Data items
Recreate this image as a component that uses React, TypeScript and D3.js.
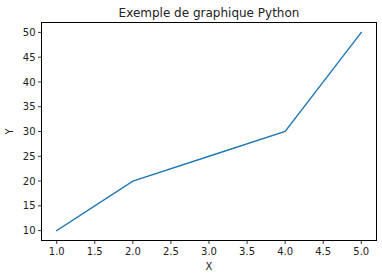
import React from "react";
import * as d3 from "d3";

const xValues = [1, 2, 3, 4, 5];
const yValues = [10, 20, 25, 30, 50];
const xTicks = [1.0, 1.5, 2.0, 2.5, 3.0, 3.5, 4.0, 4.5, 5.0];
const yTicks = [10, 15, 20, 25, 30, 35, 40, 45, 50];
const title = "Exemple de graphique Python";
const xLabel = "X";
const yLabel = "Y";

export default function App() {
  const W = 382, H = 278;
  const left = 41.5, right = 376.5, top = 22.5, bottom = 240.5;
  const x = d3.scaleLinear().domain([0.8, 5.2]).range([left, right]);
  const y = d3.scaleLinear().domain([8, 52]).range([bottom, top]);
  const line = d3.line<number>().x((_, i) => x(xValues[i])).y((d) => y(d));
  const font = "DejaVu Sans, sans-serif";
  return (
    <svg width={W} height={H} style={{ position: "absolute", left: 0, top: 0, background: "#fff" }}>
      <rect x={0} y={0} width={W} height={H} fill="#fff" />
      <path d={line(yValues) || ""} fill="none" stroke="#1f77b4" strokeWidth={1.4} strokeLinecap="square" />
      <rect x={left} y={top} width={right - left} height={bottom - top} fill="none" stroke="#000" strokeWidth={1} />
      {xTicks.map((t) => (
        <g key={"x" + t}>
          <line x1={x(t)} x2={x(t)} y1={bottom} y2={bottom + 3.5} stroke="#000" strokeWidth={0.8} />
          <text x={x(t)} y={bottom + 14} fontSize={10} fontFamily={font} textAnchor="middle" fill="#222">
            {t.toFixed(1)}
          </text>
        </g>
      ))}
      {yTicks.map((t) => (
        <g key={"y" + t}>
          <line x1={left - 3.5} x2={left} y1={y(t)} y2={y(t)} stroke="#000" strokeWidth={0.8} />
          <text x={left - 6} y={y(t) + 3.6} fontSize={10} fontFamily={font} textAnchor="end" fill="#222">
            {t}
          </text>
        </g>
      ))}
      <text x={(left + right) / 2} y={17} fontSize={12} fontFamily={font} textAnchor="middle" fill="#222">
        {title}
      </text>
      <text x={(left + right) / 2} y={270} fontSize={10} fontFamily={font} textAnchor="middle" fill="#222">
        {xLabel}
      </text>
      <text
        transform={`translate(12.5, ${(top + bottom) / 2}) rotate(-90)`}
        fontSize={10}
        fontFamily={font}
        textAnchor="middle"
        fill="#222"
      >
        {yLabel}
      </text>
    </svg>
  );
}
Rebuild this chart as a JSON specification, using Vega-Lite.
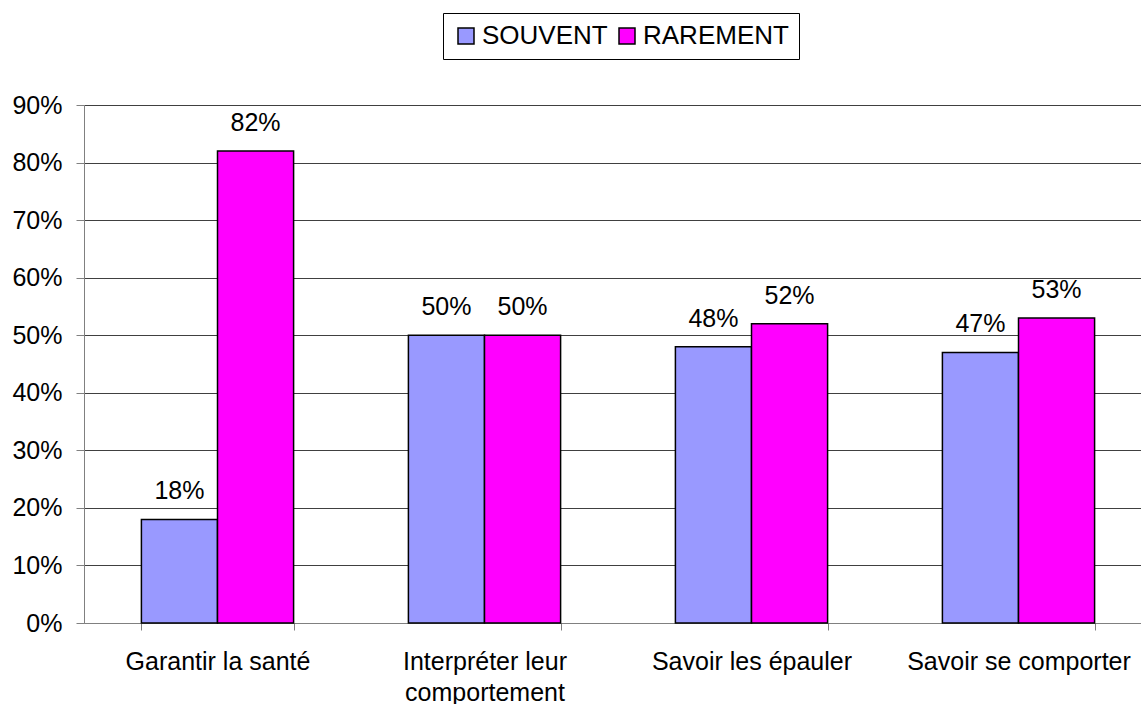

*Task brief*
Reproduce the material above verbatim; omit every picture.

*Output of the task*
Recreate this image as a component that uses React, TypeScript and D3.js.
import React from "react";
import * as d3 from "d3";

const xValues = [1, 2, 3, 4, 5];
const yValues = [10, 20, 25, 30, 50];
const xTicks = [1.0, 1.5, 2.0, 2.5, 3.0, 3.5, 4.0, 4.5, 5.0];
const yTicks = [10, 15, 20, 25, 30, 35, 40, 45, 50];
const title = "Exemple de graphique Python";
const xLabel = "X";
const yLabel = "Y";

export default function App() {
  const W = 382, H = 278;
  const left = 41.5, right = 376.5, top = 22.5, bottom = 240.5;
  const x = d3.scaleLinear().domain([0.8, 5.2]).range([left, right]);
  const y = d3.scaleLinear().domain([8, 52]).range([bottom, top]);
  const line = d3.line<number>().x((_, i) => x(xValues[i])).y((d) => y(d));
  const font = "DejaVu Sans, sans-serif";
  return (
    <svg width={W} height={H} style={{ position: "absolute", left: 0, top: 0, background: "#fff" }}>
      <rect x={0} y={0} width={W} height={H} fill="#fff" />
      <path d={line(yValues) || ""} fill="none" stroke="#1f77b4" strokeWidth={1.4} strokeLinecap="square" />
      <rect x={left} y={top} width={right - left} height={bottom - top} fill="none" stroke="#000" strokeWidth={1} />
      {xTicks.map((t) => (
        <g key={"x" + t}>
          <line x1={x(t)} x2={x(t)} y1={bottom} y2={bottom + 3.5} stroke="#000" strokeWidth={0.8} />
          <text x={x(t)} y={bottom + 14} fontSize={10} fontFamily={font} textAnchor="middle" fill="#222">
            {t.toFixed(1)}
          </text>
        </g>
      ))}
      {yTicks.map((t) => (
        <g key={"y" + t}>
          <line x1={left - 3.5} x2={left} y1={y(t)} y2={y(t)} stroke="#000" strokeWidth={0.8} />
          <text x={left - 6} y={y(t) + 3.6} fontSize={10} fontFamily={font} textAnchor="end" fill="#222">
            {t}
          </text>
        </g>
      ))}
      <text x={(left + right) / 2} y={17} fontSize={12} fontFamily={font} textAnchor="middle" fill="#222">
        {title}
      </text>
      <text x={(left + right) / 2} y={270} fontSize={10} fontFamily={font} textAnchor="middle" fill="#222">
        {xLabel}
      </text>
      <text
        transform={`translate(12.5, ${(top + bottom) / 2}) rotate(-90)`}
        fontSize={10}
        fontFamily={font}
        textAnchor="middle"
        fill="#222"
      >
        {yLabel}
      </text>
    </svg>
  );
}
Rebuild this chart as a JSON specification, using Vega-Lite.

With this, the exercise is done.